[Python-Dev] Missing operator.call

Guido van Rossum guido at python.org
Fri Feb 6 16:13:07 CET 2009


On Fri, Feb 6, 2009 at 3:20 AM, Greg Ewing <greg.ewing at canterbury.ac.nz> wrote:
> Stephen J. Turnbull wrote:
>>
>> Greg Ewing writes:
>>
>>  > The fact that yielding is going on is not of
>>  > interest in that situation
>>
>> But doesn't "yield" in the sense of "yield the right of way" mean
>> exactly that?
>
> I've no problem with using 'yield' when actually
> giving up control. But the code making the call doesn't
> think of itself as yielding. The called code may
> want to yield, but the caller doesn't care about
> that.

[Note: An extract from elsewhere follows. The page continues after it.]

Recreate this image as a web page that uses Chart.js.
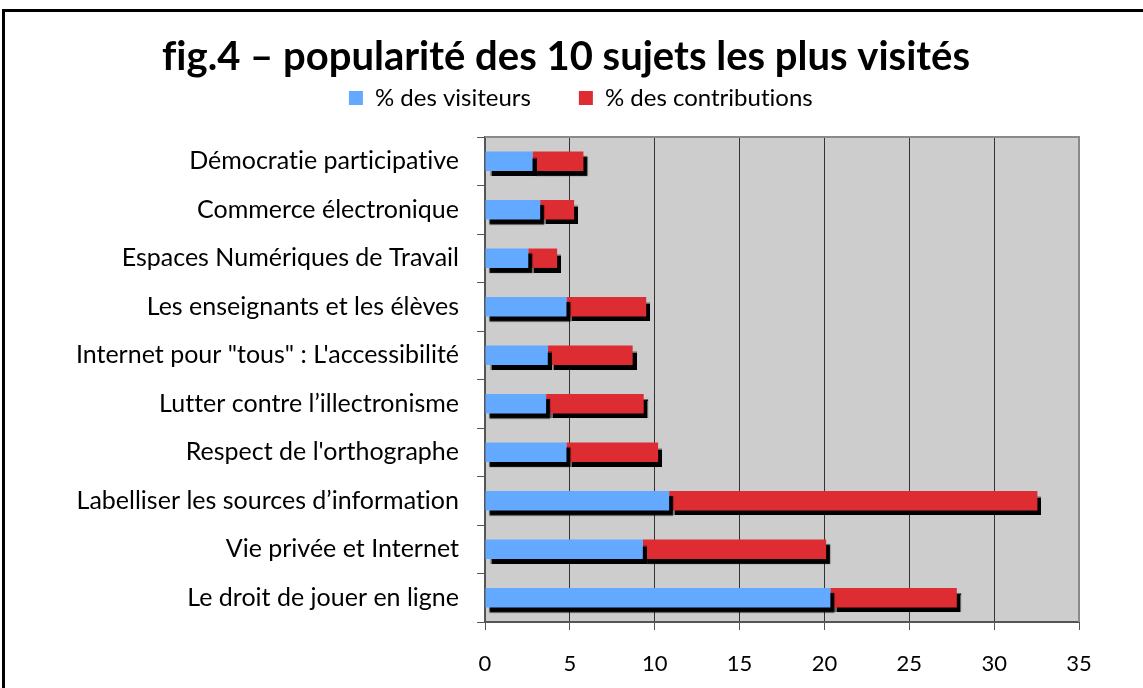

It just wants to make the callee do its thing,
> whatever it is.
>
> Ideally the caller would be able to use a normal
> function call, but Python generators don't work
> that way. The next best thing is a slightly
> different form of call syntax.

The more I read your motivation the less comfortable I am with using
"call" for this purpose. It differs in so many details from a regular
call that you're doing your potential users a terrible disservice by
trying to pretend that it is something which it isn't, or that it
isn't something which it is. Those differences may not seem relevant
when sketching a solution, but they come back to haunt you when
debugging, for example.

It would be way too confusing to have "a different form of call" with
totally different semantics that nevertheless used the same
*terminology* as is used for regular calls. Imagine the confusion
happens when a newbie (maybe someone coming from Fortran :-) writes
"call foo(x)" instead of just "foo(x)" and their program totally
breaks. "But you told me to call foo" will be their rightful excuse.

You could go on, but so could I. A -1 it is.